Our work falls into three main categories: technical assistance, advisory services and policy development.
We are a geographically and economically diverse association with direct access to policy-makers and governments. This makes the Commonwealth uniquely able to facilitate projects, programmes and meetings. It also allows for the sharing of best practice between members who are often facing similar issues. Commonwealth membership provides countries with the platform for duplicating successful programmes or policies.

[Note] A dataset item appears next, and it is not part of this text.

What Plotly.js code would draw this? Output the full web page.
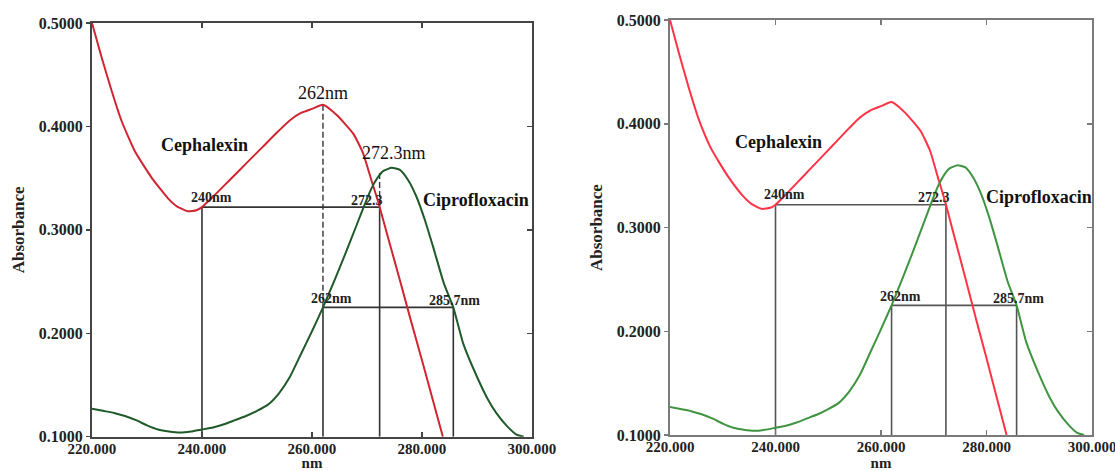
<!DOCTYPE html>
<html>
<head>
<meta charset="utf-8">
<script src="https://cdn.plot.ly/plotly-3.0.1.min.js"></script>
<style>html,body{margin:0;padding:0;background:#fff;}#chart{width:1115px;height:471px;}</style>
</head>
<body>
<div id="chart"></div>
<script>
// ---- data ----
const wavelengthCeph = [220, 221.8, 223.6, 225.4, 227.8, 230.9, 233.9, 235.5, 237.4, 239, 240, 242, 245, 248, 251, 254, 256, 258, 260, 262, 264.5, 267.5, 269.3, 270.8, 272.1, 273.6, 276, 278, 280, 282, 283.8];
const absorbanceCeph = [0.500, 0.466, 0.434, 0.405, 0.376, 0.350, 0.330, 0.3225, 0.318, 0.319, 0.322, 0.332, 0.348, 0.364, 0.380, 0.396, 0.406, 0.413, 0.417, 0.421, 0.411, 0.393, 0.374, 0.348, 0.326, 0.297, 0.251, 0.212, 0.174, 0.135, 0.100];

const wavelengthCipro = [220, 222, 224, 226, 228, 230, 232, 234, 236, 238, 240, 242, 244, 246, 248, 250, 252, 254, 256, 258, 260, 262, 264, 266, 268, 270, 271, 272, 273, 274.5, 276, 277.5, 279, 280.5, 282, 284, 285.7, 287.5, 290, 292, 293.5, 295.5, 297.2, 298.5];
const absorbanceCipro = [0.127, 0.125, 0.123, 0.120, 0.116, 0.111, 0.107, 0.105, 0.104, 0.105, 0.107, 0.109, 0.112, 0.116, 0.120, 0.125, 0.131, 0.142, 0.158, 0.180, 0.202, 0.225, 0.250, 0.276, 0.303, 0.330, 0.342, 0.351, 0.357, 0.360, 0.358, 0.348, 0.332, 0.310, 0.284, 0.248, 0.225, 0.190, 0.158, 0.136, 0.123, 0.110, 0.102, 0.100];

// marked wavelengths (nm) and absorbance levels
const cephMarkWl = [240, 272.3];      // equal-absorbance pair for Cephalexin
const cephMarkAbs = 0.322;
const ciproMarkWl = [262, 285.7];     // equal-absorbance pair for Ciprofloxacin
const ciproMarkAbs = 0.225;
const cephPeakWl = 262;
const cephPeakAbs = 0.421;
const crossAbs = 0.355;               // top of dashed guide at 272.3 nm

const xTicks = [220, 240, 260, 280, 300];
const yTicks = [0.1, 0.2, 0.3, 0.4, 0.5];
const xRange = [220, 300];
const yRange = [0.1, 0.5];

// ---- styling ----
const SERIF = '"Liberation Serif", "Times New Roman", Times, serif';

function guideLines(xa, ya, color, withDashed) {
  const t = [];
  const base = yRange[0];
  const solid = {color: color, width: 1.6};
  const mk = (xs, ys, line) => t.push({x: xs, y: ys, xaxis: xa, yaxis: ya, mode: 'lines', line: line, hoverinfo: 'skip', showlegend: false});
  mk([cephMarkWl[0], cephMarkWl[1]], [cephMarkAbs, cephMarkAbs], solid);
  mk([cephMarkWl[0], cephMarkWl[0]], [cephMarkAbs, base], solid);
  mk([cephMarkWl[1], cephMarkWl[1]], [cephMarkAbs, base], solid);
  mk([ciproMarkWl[0], ciproMarkWl[1]], [ciproMarkAbs, ciproMarkAbs], solid);
  mk([ciproMarkWl[0], ciproMarkWl[0]], [ciproMarkAbs, base], solid);
  mk([ciproMarkWl[1], ciproMarkWl[1]], [ciproMarkAbs, base], solid);
  if (withDashed) {
    const dashed = {color: color, width: 1.4, dash: '6px,3px'};
    mk([cephPeakWl, cephPeakWl], [cephPeakAbs, ciproMarkAbs], dashed);
    mk([cephMarkWl[1], cephMarkWl[1]], [crossAbs, cephMarkAbs], dashed);
  }
  return t;
}

function curves(xa, ya, red, green) {
  return [
    {x: wavelengthCeph, y: absorbanceCeph, xaxis: xa, yaxis: ya, mode: 'lines', name: 'Cephalexin',
     line: {color: red, width: 2, shape: 'spline', smoothing: 0.5}, showlegend: false},
    {x: wavelengthCipro, y: absorbanceCipro, xaxis: xa, yaxis: ya, mode: 'lines', name: 'Ciprofloxacin',
     line: {color: green, width: 2, shape: 'spline', smoothing: 0.5}, showlegend: false}
  ];
}

const data = [].concat(
  guideLines('x', 'y', '#333333', true),
  curves('x', 'y', '#cf2632', '#1f5a2a'),
  guideLines('x2', 'y2', '#555555', false),
  curves('x2', 'y2', '#ff3345', '#3f9440'),
  [{x: [], y: [], xaxis: 'x', yaxis: 'y3', mode: 'lines', showlegend: false, hoverinfo: 'skip'},
   {x: [], y: [], xaxis: 'x2', yaxis: 'y4', mode: 'lines', showlegend: false, hoverinfo: 'skip'}]
);

function xAxis(domain, anchor, lineColor) {
  return {
    domain: domain, anchor: anchor, range: xRange, tickvals: xTicks, tickformat: '.3f',
    ticks: 'inside', ticklen: 5, tickwidth: 1.5, tickcolor: lineColor,
    showline: true, linecolor: lineColor, linewidth: 2, mirror: 'ticks',
    showgrid: false, zeroline: false, fixedrange: true, ticklabeloverflow: 'allow',
    ticklabelstandoff: -3,
    tickfont: {family: SERIF, size: 15, color: '#222', weight: 'bold'},
    title: {text: 'nm', font: {family: SERIF, size: 15, color: '#222', weight: 'bold'}, standoff: 0}
  };
}
function yAxis(domain, anchor, lineColor) {
  return {
    domain: domain, anchor: anchor, range: yRange, tickvals: yTicks, tickformat: '.4f',
    ticks: 'outside', ticklen: 4, tickwidth: 1.5, tickcolor: lineColor,
    showline: true, linecolor: lineColor, linewidth: 2, mirror: true,
    showgrid: false, zeroline: false, fixedrange: true, ticklabeloverflow: 'allow',
    tickfont: {family: SERIF, size: 16, color: '#222', weight: 'bold'},
    title: {text: 'Absorbance', font: {family: SERIF, size: 17, color: '#222', weight: 'bold'}, standoff: 10}
  };
}
function yMirror(over, anchor, lineColor) {
  return {
    overlaying: over, side: 'right', anchor: anchor, range: yRange, tickvals: yTicks,
    ticks: 'inside', ticklen: 5, tickwidth: 1.5, tickcolor: lineColor,
    showticklabels: false, showline: false, showgrid: false, zeroline: false, fixedrange: true
  };
}

function labels(xr, yr, pxPerNm, full) {
  const big = {family: SERIF, size: 18, color: '#111', weight: 'bold'};
  const small = {family: SERIF, size: 14, color: '#222', weight: 'bold'};
  const reg = {family: SERIF, size: 18, color: '#111'};
  const a = (text, x, y, font, xs, ys) => ({text: text, x: x, y: y, xref: xr, yref: yr, showarrow: false,
    font: font, xanchor: 'center', yanchor: 'middle', xshift: xs || 0, yshift: ys || 0});
  const out = [
    a('Cephalexin', 240.5, 0.382, big),
    a('Ciprofloxacin', 289.9, 0.329, big),
    a('240nm', cephMarkWl[0], cephMarkAbs, small, 1.7 * pxPerNm, 10),
    a('272.3', cephMarkWl[1], cephMarkAbs, small, -2.3 * pxPerNm, 7),
    a('262nm', ciproMarkWl[0], ciproMarkAbs, small, 1.6 * pxPerNm, 9),
    a('285.7nm', ciproMarkWl[1], ciproMarkAbs, small, 0.3 * pxPerNm, 7)
  ];
  if (full) {
    out.push(a('262nm', cephPeakWl, cephPeakAbs, reg, 0, 12));
    out.push(a('272.3nm', 275, 0.374, reg));
  }
  return out;
}

const layout = {
  width: 1115, height: 471,
  margin: {l: 0, r: 0, t: 0, b: 0},
  paper_bgcolor: '#ffffff', plot_bgcolor: '#ffffff',
  showlegend: false,
  xaxis: xAxis([0.0825, 0.4771], 'y', '#444444'),
  yaxis: yAxis([0.0728, 0.9512], 'x', '#444444'),
  yaxis3: yMirror('y', 'x', '#444444'),
  xaxis2: xAxis([0.6009, 0.9794], 'y2', '#7a7a7a'),
  yaxis2: yAxis([0.0764, 0.9575], 'x2', '#7a7a7a'),
  yaxis4: yMirror('y2', 'x2', '#7a7a7a'),
  annotations: [].concat(labels('x', 'y', 5.5, true), labels('x2', 'y2', 5.28, false))
};

Plotly.newPlot('chart', data, layout, {staticPlot: true, displayModeBar: false});
</script>
</body>
</html>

- The Commonwealth also works together with other international organisations, like the UN, in order to help us deliver on the mandates from Heads of member governments. This prevents duplication of projects and means that our resources can be responsibly used in areas where we have specialist expertise and a proven track record.

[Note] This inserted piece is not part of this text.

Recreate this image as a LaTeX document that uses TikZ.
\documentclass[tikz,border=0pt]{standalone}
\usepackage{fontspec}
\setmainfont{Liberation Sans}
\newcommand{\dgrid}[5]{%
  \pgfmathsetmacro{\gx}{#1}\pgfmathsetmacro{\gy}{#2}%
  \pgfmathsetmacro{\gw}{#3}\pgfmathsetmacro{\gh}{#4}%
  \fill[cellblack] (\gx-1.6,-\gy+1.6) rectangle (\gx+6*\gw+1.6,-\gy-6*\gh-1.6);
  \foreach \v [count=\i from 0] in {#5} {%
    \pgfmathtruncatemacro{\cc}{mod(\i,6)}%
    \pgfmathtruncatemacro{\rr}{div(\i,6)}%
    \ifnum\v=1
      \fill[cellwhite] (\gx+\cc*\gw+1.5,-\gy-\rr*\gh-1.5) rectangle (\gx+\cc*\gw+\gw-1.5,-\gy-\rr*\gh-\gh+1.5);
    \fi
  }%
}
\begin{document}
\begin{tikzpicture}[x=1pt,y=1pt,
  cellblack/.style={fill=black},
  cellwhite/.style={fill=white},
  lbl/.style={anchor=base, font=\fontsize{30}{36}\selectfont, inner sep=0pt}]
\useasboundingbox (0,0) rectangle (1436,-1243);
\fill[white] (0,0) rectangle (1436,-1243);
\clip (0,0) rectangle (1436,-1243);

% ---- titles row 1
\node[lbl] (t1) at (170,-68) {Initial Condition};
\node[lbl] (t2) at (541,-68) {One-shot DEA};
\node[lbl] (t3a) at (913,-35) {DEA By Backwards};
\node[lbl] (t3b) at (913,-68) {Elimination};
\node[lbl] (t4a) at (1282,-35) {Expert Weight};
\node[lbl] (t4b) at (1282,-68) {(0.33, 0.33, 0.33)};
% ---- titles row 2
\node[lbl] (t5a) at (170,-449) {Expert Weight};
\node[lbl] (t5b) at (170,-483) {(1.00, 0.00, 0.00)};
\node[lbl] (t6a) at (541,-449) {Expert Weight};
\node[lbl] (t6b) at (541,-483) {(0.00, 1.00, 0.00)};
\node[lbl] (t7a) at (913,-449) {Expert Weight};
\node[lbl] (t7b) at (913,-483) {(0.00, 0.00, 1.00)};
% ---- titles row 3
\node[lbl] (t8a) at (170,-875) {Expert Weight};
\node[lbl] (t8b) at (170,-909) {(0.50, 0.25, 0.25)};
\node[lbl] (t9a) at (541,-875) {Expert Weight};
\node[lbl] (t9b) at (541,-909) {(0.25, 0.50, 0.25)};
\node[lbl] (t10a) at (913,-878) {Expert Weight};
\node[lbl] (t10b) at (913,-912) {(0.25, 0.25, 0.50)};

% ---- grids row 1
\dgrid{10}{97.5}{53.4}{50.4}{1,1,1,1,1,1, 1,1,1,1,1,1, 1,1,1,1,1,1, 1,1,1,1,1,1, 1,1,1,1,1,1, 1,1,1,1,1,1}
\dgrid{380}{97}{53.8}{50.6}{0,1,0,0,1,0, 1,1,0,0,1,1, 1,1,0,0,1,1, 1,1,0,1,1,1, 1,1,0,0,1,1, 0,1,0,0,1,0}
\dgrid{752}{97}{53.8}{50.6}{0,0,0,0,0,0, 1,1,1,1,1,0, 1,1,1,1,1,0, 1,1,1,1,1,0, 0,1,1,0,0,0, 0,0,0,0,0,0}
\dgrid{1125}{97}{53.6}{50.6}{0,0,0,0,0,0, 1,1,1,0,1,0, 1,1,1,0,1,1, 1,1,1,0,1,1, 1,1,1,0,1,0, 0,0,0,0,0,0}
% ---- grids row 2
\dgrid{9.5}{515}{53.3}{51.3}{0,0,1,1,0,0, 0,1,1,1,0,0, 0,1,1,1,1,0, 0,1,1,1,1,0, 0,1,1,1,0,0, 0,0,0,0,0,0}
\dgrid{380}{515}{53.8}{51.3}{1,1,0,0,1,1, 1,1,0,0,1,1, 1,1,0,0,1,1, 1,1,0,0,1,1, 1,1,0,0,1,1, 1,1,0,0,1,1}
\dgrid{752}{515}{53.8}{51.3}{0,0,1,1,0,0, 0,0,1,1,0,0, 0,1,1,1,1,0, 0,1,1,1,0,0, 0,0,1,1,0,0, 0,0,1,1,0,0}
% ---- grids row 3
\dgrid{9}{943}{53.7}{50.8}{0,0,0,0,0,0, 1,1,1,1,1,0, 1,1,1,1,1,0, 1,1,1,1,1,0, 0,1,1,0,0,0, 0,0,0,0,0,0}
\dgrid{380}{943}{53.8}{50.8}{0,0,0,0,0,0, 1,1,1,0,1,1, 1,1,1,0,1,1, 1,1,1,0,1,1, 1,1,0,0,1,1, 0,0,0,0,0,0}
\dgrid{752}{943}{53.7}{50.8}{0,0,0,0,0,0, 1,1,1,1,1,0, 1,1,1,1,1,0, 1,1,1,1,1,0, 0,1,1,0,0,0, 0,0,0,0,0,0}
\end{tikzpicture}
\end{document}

- How many members of staff are employed by the Commonwealth Secretariat?
304 from 39 countries.
- How many divisions and units are there in the Secretariat?
There are ten divisions. They are: Communications and Public Affairs Division; Corporate Services Division; Economic Affairs Division; Governance and Institutional Development Division; Legal and Constitutional Affairs Division; Political Affairs Division; Social Transformation Programmes Division; Special Advisory Services Division; Strategic Planning and Evaluation Division; and Youth Affairs Division.

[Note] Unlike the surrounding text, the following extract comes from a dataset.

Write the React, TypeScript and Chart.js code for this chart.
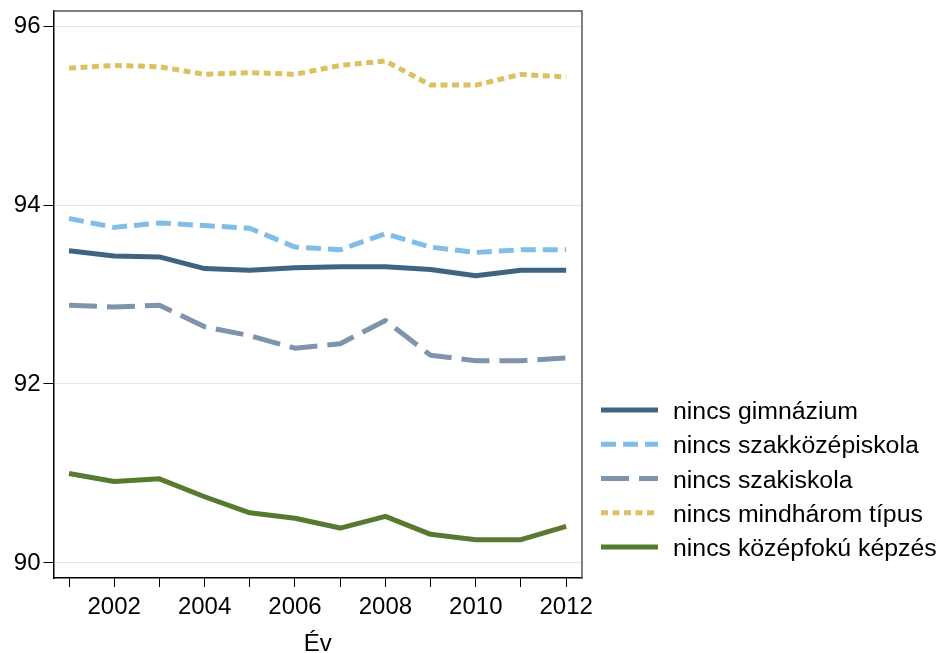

There is one unit: Human Rights Unit.
- How is the Secretariat funded?
The Secretariat and its work are financed by three separate budgets or funds.
1.) All member countries contribute to the Commonwealth Secretariat on an agreed scale based on capacity to pay. The UN scales are used as a broad guide. The approved budget for the Secretariat in 2009/10 is £14,995,745.
2.) The Commonwealth Fund for Technical Cooperation (CFTC) is financed by voluntary contributions. The approved budget for CFTC in 2009/10 is £29,168,723.
3.) The Commonwealth Youth Programme budget is now based on assessment using an agreed scale. The approved budget for Commonwealth Youth Programme in 2009/10 is £2,815,018
Some member countries’ overseas territories and associated states also contribute. In addition members, non-Commonwealth members and other organisations contribute to various special projects.
- What is the difference between the Commonwealth Secretariat and the UK Foreign and Commonwealth Office?
Whilst the Commonwealth Secretariat is an intergovernmental organisation where 54 independent countries are equal members, the Foreign and Commonwealth Office is the British government department responsible for overseas relations and foreign affairs.
- Does the Secretariat organise visas for those visiting the UK from other member countries?
No. For all visa applications please contact the UK’s High Commission in your country.
- What is the Commonwealth Foundation?
The Commonwealth Foundation is an intergovernmental organisation which aims to strengthen and support civil society across the Commonwealth. Visit website.
- What is the Commonwealth of Learning?
The Commonwealth of Learning is an intergovernmental organisation which helps governments and institutions expand the scope, scale and quality of learning by using new approaches. Visit website.
- What does intergovernmental mean?
Involving the governments of different countries.
- How many organisations and associations are there with the word ‘Commonwealth’ in their title?
Nearly 90. An exact figure cannot be given because there may be some associations that the Secretariat is not aware of. There are also some organisations and associations which do not have the word ‘Commonwealth’ in the title but do work in some way to promote the Commonwealth’s goals (See The Commonwealth Family).